Durante os meses seguintes ao intercâmbio, Maria Carolina estruturou seus objetivos de pesquisa embasados em estudos das percepções dos transgêneros em três âmbitos distintos: no trabalho, ou em sua experiência profissional; com o emprego e colegas e profissão; e com a própria organização, unindo críticas e práticas da instituição. Reunindo quatro homens trans, uma mulher trans e uma pessoa autodeclarada genderfluid (do inglês “gênero fluido”), a estudante realizou entrevistas com cada um deles, indo a fundo em diálogos sobre as mais diversas questões que envolviam transgeneridade relacionada ao mercado de trabalho.


O Brasil não tem nenhuma organização no Fórum de Empresas e Direitos LGBT. Criada em 2013, união de 24 gigantes do meio empresarial busca promover os direitos humanos, a valorização e respeito à diversidade, garantindo uma melhor qualidade de vida profissional para as pessoas LGBT – Imagem: Wikimedia Commons

“Usando como base a literatura e minha própria curiosidade, sempre com o cuidado e supervisão de meu orientador para não enviesar a pesquisa, montei uma série de variáveis e conceitos que desejava investigar, coisas que tinha vontade de entender”, comenta Maria Carolina. “Estudei as escolhas de carreira, os processos de recrutamento, a entrega de currículos, documentos e a apresentação para o meio empresarial. Procurei entender melhor os momentos de exposição dessas pessoas e a vulnerabilidade que um transpossuía no ambiente organizacional, analisando suas relações profissionais, o momento no qual se expressa transgênero e as reações dos colegas de trabalho.”
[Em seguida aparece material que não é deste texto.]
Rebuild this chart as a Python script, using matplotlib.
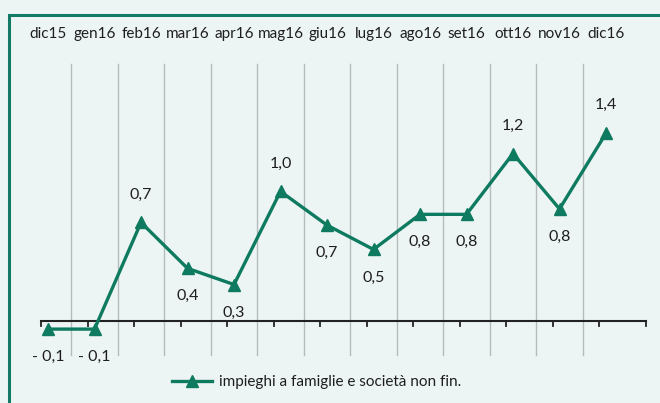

Além do conhecimento acadêmico acrescentado dentro de um tema tão restrito, Maria Carolina conta que a experiência de realizar o trabalho – envolvendo  diálogos, debates e estudo – foi pessoalmente enriquecedora. “Enquanto Maria, foi engrandecedor conversar com profissionais trans. Apesar de meu interesse no tema, não tinha contato com trabalhadores autoidentificados transgêneros”, comenta. “Para além do conhecimento institucional, o TCC constituiu também um considerável valor pessoal, muito importante para revisão de meu próprio gênero.”